Once I was a clever boy learning the arts of Oxford... is a quotation from the verses written by Bishop Richard Fleming (c.1385-1431) for his tomb in Lincoln Cathedral. Fleming, the founder of Lincoln College in Oxford, is the subject of my research for a D. Phil., and, like me, a son of the West Riding. I have remarked in the past that I have a deeply meaningful on-going relationship with a dead fifteenth century bishop... it was Fleming who, in effect, enabled me to come to Oxford and to learn its arts, and for that I am immensely grateful.


Saturday 27 November 2010

Garrigou-Lagrange conference



http://romancatholicblog.typepad.com/photos/uncategorized/2008/01/17/fr_reginald_garrigoulagrange_op_2.jpg


Today I attended the congference at Blackfriars on the work of Fr Reginald Garrigou-Lagrange (1877-1964). It was a well attended and well organised event with a series of interesting addresses.

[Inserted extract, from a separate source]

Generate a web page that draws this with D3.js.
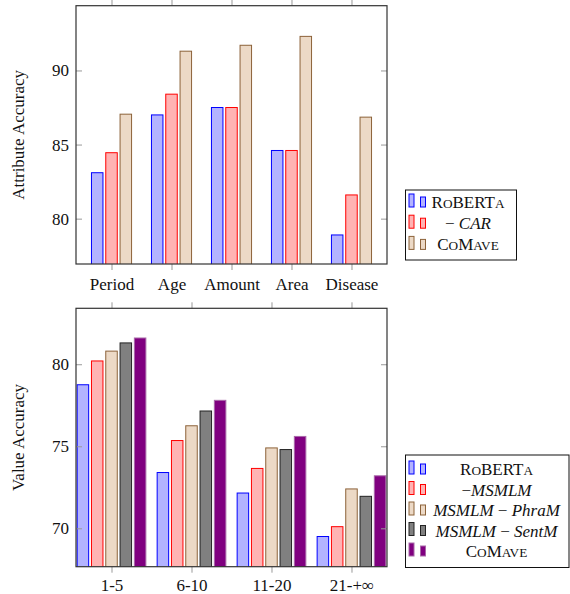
<!DOCTYPE html>
<html>
<head>
<meta charset="utf-8">
<script src="https://cdn.jsdelivr.net/npm/d3@7"></script>
<style>
  body { margin: 0; background: #fff; }
  svg text { font-family: "Liberation Serif", "Times New Roman", serif; fill: #111; }
</style>
</head>
<body>
<div id="chart"></div>
<script>
// top panel: attribute accuracy
var attrCats = ["Period", "Age", "Amount", "Area", "Disease"];
var attrRoberta = [83.1, 87.0, 87.5, 84.6, 78.9];
var attrCar = [84.45, 88.4, 87.5, 84.6, 81.6];
var attrComave = [87.05, 91.3, 91.7, 92.3, 86.85];
var attrTicks = [80, 85, 90];

// bottom panel: value accuracy
var valCats = ["1-5", "6-10", "11-20", "21-+\u221E"];
var valRoberta = [78.75, 73.4, 72.15, 69.5];
var valMsmlm = [80.2, 75.35, 73.65, 70.1];
var valPhram = [80.8, 76.25, 74.9, 72.4];
var valSentm = [81.3, 77.15, 74.8, 71.95];
var valComave = [81.6, 77.8, 75.6, 73.2];
var valTicks = [70, 75, 80];

var styles = {
  blue:   { fill: "#b3b3ff", stroke: "#0000ff" },
  red:    { fill: "#ffb3b3", stroke: "#ff0000" },
  tan:    { fill: "#ecd9c6", stroke: "#8c6239" },
  gray:   { fill: "#808080", stroke: "#222222" },
  purple: { fill: "#800080", stroke: "#a868a8" }
};

// small caps done by hand: upper case letters full size, the rest smaller
var robertaLabel = [{ t: "R" }, { t: "O", sm: true }, { t: "BERT" }, { t: "A", sm: true }];
var comaveLabel = [{ t: "C" }, { t: "O", sm: true }, { t: "M" }, { t: "AVE", sm: true }];

var svg = d3.select("#chart").append("svg")
  .attr("width", 570).attr("height", 594);

var FS = 17;

function panel(cfg) {
  var left = 76, right = 387;
  var g = svg.append("g");

  var x = d3.scalePoint().domain(cfg.cats).range([left, right]).padding(cfg.pad);
  var y = d3.scaleLinear().domain(cfg.ydom).range([cfg.bottom, cfg.top]);
  var k = cfg.series.length;
  var step = 14.3, bw = 11.5;
  var off = d3.scalePoint().domain(d3.range(k)).range([-(k - 1) / 2 * step, (k - 1) / 2 * step]);

  var clipId = "clip" + cfg.id;
  svg.append("clipPath").attr("id", clipId).append("rect")
    .attr("x", left).attr("y", cfg.top).attr("width", right - left).attr("height", cfg.bottom - cfg.top);

  var bars = g.append("g").attr("clip-path", "url(#" + clipId + ")");
  cfg.series.forEach(function (s, si) {
    bars.selectAll(null).data(s.values).enter()
      .append("rect")
      .attr("x", function (d, i) { return x(cfg.cats[i]) + off(si) - bw / 2; })
      .attr("y", function (d) { return y(d); })
      .attr("width", bw)
      .attr("height", function (d) { return cfg.bottom - y(d) + 2; })
      .attr("fill", styles[s.style].fill)
      .attr("stroke", styles[s.style].stroke)
      .attr("stroke-width", 1);
  });

  // axes
  var tickCol = "#999";
  g.append("g").attr("transform", "translate(0," + cfg.bottom + ")")
    .call(d3.axisBottom(x).tickSize(6).tickPadding(cfg.xpad))
    .call(function (a) {
      a.select(".domain").remove();
      a.selectAll("line").attr("stroke", tickCol);
      a.selectAll("text").attr("font-size", FS).attr("font-family", "Liberation Serif").attr("fill", "#111");
    });
  g.append("g").attr("transform", "translate(0," + cfg.top + ")")
    .call(d3.axisTop(x).tickSize(6).tickFormat(""))
    .call(function (a) { a.select(".domain").remove(); a.selectAll("line").attr("stroke", tickCol); });
  g.append("g").attr("transform", "translate(" + left + ",0)")
    .call(d3.axisLeft(y).tickValues(cfg.ticks).tickSize(-6).tickPadding(7))
    .call(function (a) {
      a.select(".domain").remove();
      a.selectAll("line").attr("stroke", tickCol);
      a.selectAll("text").attr("font-size", FS).attr("font-family", "Liberation Serif").attr("fill", "#111");
    });
  g.append("g").attr("transform", "translate(" + right + ",0)")
    .call(d3.axisRight(y).tickValues(cfg.ticks).tickSize(-6).tickFormat(""))
    .call(function (a) { a.select(".domain").remove(); a.selectAll("line").attr("stroke", tickCol); });

  g.append("rect")
    .attr("x", left).attr("y", cfg.top)
    .attr("width", right - left).attr("height", cfg.bottom - cfg.top)
    .attr("fill", "none").attr("stroke", "#333").attr("stroke-width", 1.2);

  g.append("text")
    .attr("transform", "translate(24," + (cfg.top + cfg.bottom) / 2 + ") rotate(-90)")
    .attr("text-anchor", "middle")
    .attr("font-size", FS)
    .text(cfg.ylabel);

  // legend
  var L = cfg.legend;
  g.append("rect").attr("x", L.x).attr("y", L.y).attr("width", L.w).attr("height", L.h)
    .attr("fill", "#fff").attr("stroke", "#111").attr("stroke-width", 1);
  cfg.series.forEach(function (s, si) {
    var cy = L.y0 + si * L.dy;
    var st = styles[s.style];
    g.append("rect").attr("x", L.x + 3.5).attr("y", cy - 8.5).attr("width", 5).attr("height", 13)
      .attr("fill", st.fill).attr("stroke", st.stroke);
    g.append("rect").attr("x", L.x + 15).attr("y", cy - 5.5).attr("width", 5).attr("height", 10)
      .attr("fill", st.fill).attr("stroke", st.stroke);
    var t = g.append("text").attr("x", L.tx).attr("y", cy + 5.5)
      .attr("text-anchor", "middle").attr("font-size", FS);
    s.label.forEach(function (p) {
      var ts = t.append("tspan").text(p.t);
      if (p.it) ts.attr("font-style", "italic");
      if (p.sm) ts.attr("font-size", FS * 0.78);
    });
  });
}

panel({
  id: "a",
  cats: attrCats, pad: 0.592, xpad: 8,
  top: 5.7, bottom: 264, ydom: [76.94, 94.37], ticks: attrTicks,
  ylabel: "Attribute Accuracy",
  series: [
    { values: attrRoberta, style: "blue", label: robertaLabel },
    { values: attrCar, style: "red", label: [{ t: "\u2212 " }, { t: "CAR", it: true }] },
    { values: attrComave, style: "tan", label: comaveLabel }
  ],
  legend: { x: 405.5, y: 190, w: 111, h: 70, y0: 202.5, dy: 21.2, tx: 468 }
});

panel({
  id: "b",
  cats: valCats, pad: 0.444, xpad: 6,
  top: 308.3, bottom: 566.7, ydom: [67.66, 83.41], ticks: valTicks,
  ylabel: "Value Accuracy",
  series: [
    { values: valRoberta, style: "blue", label: robertaLabel },
    { values: valMsmlm, style: "red", label: [{ t: "\u2212" }, { t: "MSMLM", it: true }] },
    { values: valPhram, style: "tan", label: [{ t: "MSMLM", it: true }, { t: " \u2212 " }, { t: "PhraM", it: true }] },
    { values: valSentm, style: "gray", label: [{ t: "MSMLM", it: true }, { t: " \u2212 " }, { t: "SentM", it: true }] },
    { values: valComave, style: "purple", label: comaveLabel }
  ],
  legend: { x: 405.5, y: 455, w: 163.5, h: 112.5, y0: 469.5, dy: 20.5, tx: 496.5 }
});
</script>
</body>
</html>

The first speaker was Fr Richard Peddicord OP, who has published a life of Garrigou-Lagrange The Sacred Monster of Thomism . His paper considered Garrigou's critique of the work of Henri Bergson and Maurice Blondel. This was followed by a paper from Fr Aidan Nichols OP, who has also recently published a book on him an dhis influence on the Catholic Church, on Garrigou and Henry de Lubac on Divine Revelation, drawing out their common emphases in two very different works. After lunch we had a talk from Fr Henry Donneaud OP about Garrigou and Chenu's fundamentally different approaches to Thomism and the Nature of Theology and the ways they influenced one another in their writings.


This was followed by three responses from Prof John Sullivan of LIverpool Hope University, a specialist in the work of Blondel, Fr Thomas Crean OP and Fr Philip Endean SJ.


For someone not versed in Garrigou-Lagrange's work the day provided useful sign posts with which to study his very substantial range of work, and indeed a wish so to do. Several of his major works ahve been reprinted by TAN, and some texys are available online.


What would be interesting would be to have another such conference on Garrigou-Lagrange's work and teaching on spirituality, his mystical theology and call for contemplation by the faithful.